_Brief_
Reproduce exactly the lines from the one containing "Emit a component" down to the one containing "Chart.register(...registerables);", including both of those lines, and nothing else.

_ _ _

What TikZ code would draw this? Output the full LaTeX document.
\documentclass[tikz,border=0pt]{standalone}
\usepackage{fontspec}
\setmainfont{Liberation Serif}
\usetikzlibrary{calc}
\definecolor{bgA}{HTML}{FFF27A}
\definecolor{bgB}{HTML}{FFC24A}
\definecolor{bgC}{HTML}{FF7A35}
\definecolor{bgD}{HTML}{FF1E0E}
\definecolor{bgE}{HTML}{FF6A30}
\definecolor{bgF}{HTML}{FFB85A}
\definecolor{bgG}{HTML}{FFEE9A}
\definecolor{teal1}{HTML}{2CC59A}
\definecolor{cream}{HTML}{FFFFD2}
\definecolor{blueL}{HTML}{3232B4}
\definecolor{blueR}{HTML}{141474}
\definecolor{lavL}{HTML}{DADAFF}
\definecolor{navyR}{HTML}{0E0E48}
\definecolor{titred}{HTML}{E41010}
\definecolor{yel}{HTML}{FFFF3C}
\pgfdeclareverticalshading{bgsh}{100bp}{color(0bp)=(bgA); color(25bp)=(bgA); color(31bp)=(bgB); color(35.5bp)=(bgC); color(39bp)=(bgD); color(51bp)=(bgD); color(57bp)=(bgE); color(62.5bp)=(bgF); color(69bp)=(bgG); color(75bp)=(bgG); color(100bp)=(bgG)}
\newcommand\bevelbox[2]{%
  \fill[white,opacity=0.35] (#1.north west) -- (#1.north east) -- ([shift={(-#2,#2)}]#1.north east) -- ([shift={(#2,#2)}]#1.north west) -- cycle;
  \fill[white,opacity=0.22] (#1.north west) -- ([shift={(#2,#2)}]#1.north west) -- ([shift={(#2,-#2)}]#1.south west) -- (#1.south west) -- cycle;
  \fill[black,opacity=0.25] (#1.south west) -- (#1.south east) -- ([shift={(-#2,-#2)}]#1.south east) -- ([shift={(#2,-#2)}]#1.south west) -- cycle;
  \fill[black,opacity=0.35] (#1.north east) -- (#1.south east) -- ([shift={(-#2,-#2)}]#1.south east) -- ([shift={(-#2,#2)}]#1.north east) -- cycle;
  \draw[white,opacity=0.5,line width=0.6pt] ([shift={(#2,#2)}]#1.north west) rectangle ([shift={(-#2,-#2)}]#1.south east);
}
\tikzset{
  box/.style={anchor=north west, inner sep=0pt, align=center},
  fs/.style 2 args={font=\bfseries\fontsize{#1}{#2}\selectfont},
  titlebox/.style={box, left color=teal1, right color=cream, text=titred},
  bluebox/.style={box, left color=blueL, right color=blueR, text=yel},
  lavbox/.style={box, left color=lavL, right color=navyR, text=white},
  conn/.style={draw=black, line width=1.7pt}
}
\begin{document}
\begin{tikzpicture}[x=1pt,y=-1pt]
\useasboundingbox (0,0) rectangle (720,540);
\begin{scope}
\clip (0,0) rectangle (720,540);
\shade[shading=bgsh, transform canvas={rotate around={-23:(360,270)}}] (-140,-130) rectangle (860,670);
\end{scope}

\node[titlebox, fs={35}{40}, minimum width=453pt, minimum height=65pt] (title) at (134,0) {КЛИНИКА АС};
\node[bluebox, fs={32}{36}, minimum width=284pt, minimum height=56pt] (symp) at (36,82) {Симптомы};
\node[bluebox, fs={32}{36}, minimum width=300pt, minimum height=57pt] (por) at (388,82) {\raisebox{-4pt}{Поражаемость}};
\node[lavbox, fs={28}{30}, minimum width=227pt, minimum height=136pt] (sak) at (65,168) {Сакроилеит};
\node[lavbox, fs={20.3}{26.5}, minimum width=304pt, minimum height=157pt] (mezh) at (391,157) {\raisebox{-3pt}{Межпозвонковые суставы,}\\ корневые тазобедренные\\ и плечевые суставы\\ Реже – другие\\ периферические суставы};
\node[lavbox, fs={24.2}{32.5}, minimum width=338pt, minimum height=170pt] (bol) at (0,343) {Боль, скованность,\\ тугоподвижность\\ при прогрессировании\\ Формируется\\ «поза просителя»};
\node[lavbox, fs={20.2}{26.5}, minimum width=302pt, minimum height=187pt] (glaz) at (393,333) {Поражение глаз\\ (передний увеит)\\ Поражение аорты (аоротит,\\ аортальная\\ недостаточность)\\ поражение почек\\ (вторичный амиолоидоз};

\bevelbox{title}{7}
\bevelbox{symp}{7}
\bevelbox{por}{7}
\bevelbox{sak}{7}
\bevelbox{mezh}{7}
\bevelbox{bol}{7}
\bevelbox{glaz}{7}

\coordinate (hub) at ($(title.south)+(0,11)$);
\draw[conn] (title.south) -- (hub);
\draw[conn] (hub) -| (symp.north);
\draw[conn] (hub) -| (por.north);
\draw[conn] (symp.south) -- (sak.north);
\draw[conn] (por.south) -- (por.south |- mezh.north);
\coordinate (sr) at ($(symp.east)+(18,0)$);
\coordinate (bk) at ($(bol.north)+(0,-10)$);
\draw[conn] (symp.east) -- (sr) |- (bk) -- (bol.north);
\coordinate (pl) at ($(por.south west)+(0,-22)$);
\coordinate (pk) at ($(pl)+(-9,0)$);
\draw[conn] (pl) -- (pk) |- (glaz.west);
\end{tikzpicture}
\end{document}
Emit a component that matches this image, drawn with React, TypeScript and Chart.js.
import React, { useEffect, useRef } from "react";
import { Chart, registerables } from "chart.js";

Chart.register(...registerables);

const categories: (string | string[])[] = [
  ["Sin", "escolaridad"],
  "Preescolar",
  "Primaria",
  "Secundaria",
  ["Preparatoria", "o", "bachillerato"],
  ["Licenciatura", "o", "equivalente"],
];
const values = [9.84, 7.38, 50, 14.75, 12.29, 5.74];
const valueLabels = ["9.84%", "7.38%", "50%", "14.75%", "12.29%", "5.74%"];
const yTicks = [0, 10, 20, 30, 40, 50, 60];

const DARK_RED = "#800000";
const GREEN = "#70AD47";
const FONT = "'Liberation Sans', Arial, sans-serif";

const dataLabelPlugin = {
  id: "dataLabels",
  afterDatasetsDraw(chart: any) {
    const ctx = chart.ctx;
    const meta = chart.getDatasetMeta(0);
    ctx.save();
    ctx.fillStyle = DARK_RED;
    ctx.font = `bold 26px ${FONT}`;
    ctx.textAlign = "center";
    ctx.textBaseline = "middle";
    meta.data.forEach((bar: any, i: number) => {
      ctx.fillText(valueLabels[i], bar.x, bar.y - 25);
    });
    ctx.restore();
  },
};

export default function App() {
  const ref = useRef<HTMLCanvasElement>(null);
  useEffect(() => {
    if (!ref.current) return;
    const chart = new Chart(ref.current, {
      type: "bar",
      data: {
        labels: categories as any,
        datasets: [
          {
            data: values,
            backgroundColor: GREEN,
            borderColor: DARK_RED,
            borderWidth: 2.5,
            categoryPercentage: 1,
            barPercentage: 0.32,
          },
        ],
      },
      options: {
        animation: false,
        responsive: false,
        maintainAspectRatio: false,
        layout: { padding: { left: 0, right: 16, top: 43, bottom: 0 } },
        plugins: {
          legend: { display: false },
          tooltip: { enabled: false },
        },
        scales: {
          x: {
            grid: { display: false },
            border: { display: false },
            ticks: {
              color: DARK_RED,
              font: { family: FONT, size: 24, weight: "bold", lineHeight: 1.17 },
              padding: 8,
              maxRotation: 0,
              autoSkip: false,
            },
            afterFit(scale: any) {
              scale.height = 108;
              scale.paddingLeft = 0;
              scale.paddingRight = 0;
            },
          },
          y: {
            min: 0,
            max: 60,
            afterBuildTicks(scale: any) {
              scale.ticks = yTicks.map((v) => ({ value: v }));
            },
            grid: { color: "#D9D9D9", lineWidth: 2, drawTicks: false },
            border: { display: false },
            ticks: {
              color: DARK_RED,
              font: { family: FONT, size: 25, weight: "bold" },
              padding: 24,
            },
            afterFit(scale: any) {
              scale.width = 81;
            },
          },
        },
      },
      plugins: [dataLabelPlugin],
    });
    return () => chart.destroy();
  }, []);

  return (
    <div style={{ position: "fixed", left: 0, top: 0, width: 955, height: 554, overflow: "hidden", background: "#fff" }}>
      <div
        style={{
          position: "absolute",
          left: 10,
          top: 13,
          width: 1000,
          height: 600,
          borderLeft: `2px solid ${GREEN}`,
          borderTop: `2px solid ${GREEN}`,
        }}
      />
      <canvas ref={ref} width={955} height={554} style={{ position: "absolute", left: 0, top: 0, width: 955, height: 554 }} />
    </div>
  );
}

_ _ _

_The completed task_
Emit a component that matches this image, drawn with React, TypeScript and Chart.js.
import React, { useEffect, useRef } from "react";
import { Chart, registerables } from "chart.js";

Chart.register(...registerables);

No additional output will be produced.